Man Sues Google For Defamation & Wins Because He’s Not Part Of Australia’s Criminal Underworld
While I might get a bit huffy at Google search results that bring up that other person with my name, since she’s not part of a criminal underworld I’m totally not going to sue Google. But one man whose name pulled up all sorts of unfortunate results linking his name to some seriously shady stuff in Australia had enough with being tied to such negative results, so he sued Google for defamation. And he actually won.
The 62-year-old Australian man who won $200,000 (in Australian dollars) in the defamation lawsuit claimed that when results popped up for his name in Google, the site would spit out information that made it seem like he’d been a major crime figure in Melbourne, who’d been the target of a professional hit, reports the AFP.
His name also triggered references to the city’s gangsters, crime bosses and a site that talked about all the things people in criminal underworlds are into (like Godfather quotes and stuff?).
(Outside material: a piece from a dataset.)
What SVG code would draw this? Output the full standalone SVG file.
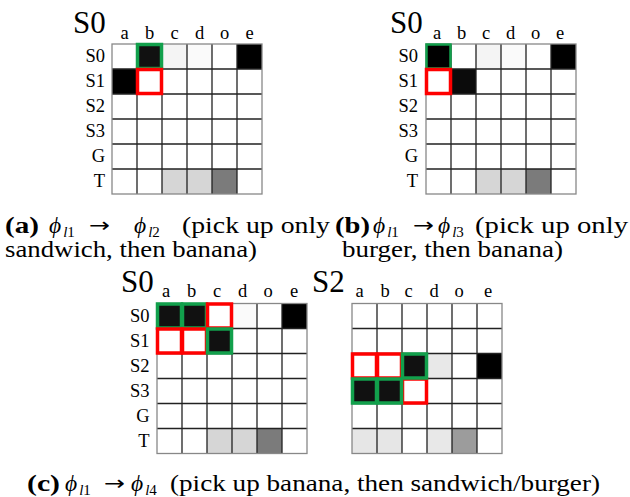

So how do you get linked with a criminal underworld on the internets if you’re not some sort of kingpin? The man had been shot in the back eight years ago in a crime that was never solved, which was apparently enough to turn such an incident into an attempted execution from nefarious criminals.
Google claimed it didn’t do any defaming and instead was just passing on information others had published. But a jury ruled against Google, partly because the man had sent letters from his lawyers to complain about the issue as far back as 2009 and the company had failed to do anything about it.
Legal experts see this is a potentially precedent-setting case, as one media law expert tells the AFP.
“What the court’s said here is that this isn’t just innocent architecture, what this is is human-designed software to showcase information in a certain way,” he says. “The judge has said that because you [Google] have designed [the search results] to appear in this way, you are the publisher of the material.”
Google doesn’t see it that way, saying in a statement:
“Google’s search results are a reflection of the content and information that is available on the web. The sites in Google’s search results are controlled by those sites’ webmasters, not by Google.”
But the judge who ordered Google to pay up says it’s acting like a library or newsagent, both of which have “sometimes been held to be publishers for the purposes of defamation law” in Australia.
“Google Inc is like the newsagent that sells a newspaper containing a defamatory article,” [the judge] said in his judgement. “While there might be no specific intention to publish defamatory material, there is a relevant intention by the newsagent to publish the newspaper for the purposes of the law of defamation.”
It wasn’t just Google the man went after — he also won $225,000 from Yahoo in a similar case, claiming that his reputation as an entertainment promoter was in danger due to such defamation.
And I’m still stuck sharing search results with that other me. At least she’s not a criminal mastermind, right? At least, I hope she’s not.